Layup Parts raises $42 million to make custom composites easy to order
Layup Parts raised $42 million to speed custom composite sourcing, a delay that can leave engineers waiting months for critical parts.

Layup Parts raised $42 million in Series A funding as it tries to make custom carbon-fiber and fiberglass parts as easy to order as consumer goods, a promise aimed squarely at one of manufacturing’s slowest corners. The Huntington Beach, California, startup said the round was led by Marlinspike, with new investors Cerberus Ventures and Pinegrove Venture Partners, and existing backers Founders Fund and LUX Capital.
The company’s bet is that composites matter too much to remain stuck in a manual, fragmented supply chain. Zack Eakin, who founded Layup with Hanno Kappen and Elisa Suarez, said he has spent about two decades working with composite materials, starting in motorsports before moving through Chip Ganassi Racing, The Boring Company and Anduril. Kappen and Suarez met Eakin while they were all at The Boring Company, and the trio launched Layup after Eakin left Anduril in 2024, where he had been director of mechanical engineering and led mechanical design work on products including Roadrunner.

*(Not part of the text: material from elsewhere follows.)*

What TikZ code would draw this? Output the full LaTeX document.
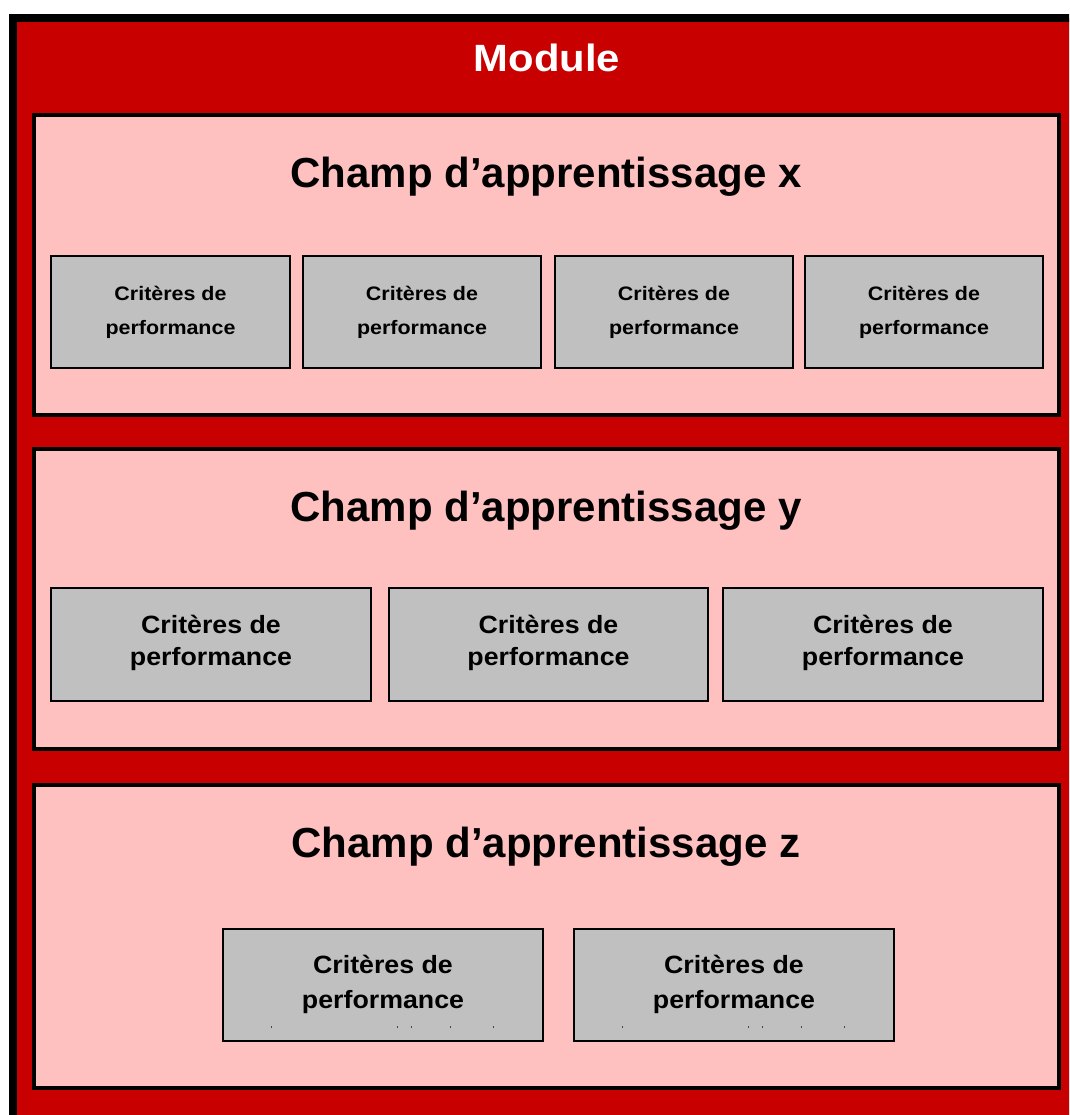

Layup is trying to solve a practical problem that can slow defense, aerospace and other industrial programs: sourcing composite parts can still take far longer than ordering CNC machined or sheet metal components. Eakin said engineers can wait up to two weeks just to get a quote for a composite part, then another one to two weeks for a small simple part after a purchase order, or as long as four or five months for a larger or more complex component. He argued that companies such as Protolabs, Xometry, Fictiv and SendCutSend have made other manufacturing categories faster and more software-driven, while composites have lagged because they are harder to automate, still rely heavily on manual labor and have seen consolidation that reduced pressure on incumbents.
The startup’s own experience suggests how capital-intensive the business can be. Eakin said Layup used most of its $9 million seed round, raised in 2024, on capital expenditures. The company now employs about 60 people and plans to use the new money to hire more staff, expand into a larger facility this year and build out both software and factory capacity.
Layup’s early product, Roadrunner, illustrates the challenge it says it is built to attack. The system includes many composite components that are time-consuming and expensive to source, which is exactly the bottleneck Layup wants to remove. Eakin also said Palmer Luckey, Anduril chief executive Brian Schimpf and co-founder Matt Grimm gave him pitch feedback before the funding push, underscoring how closely the company’s message is tied to the defense-tech ecosystem.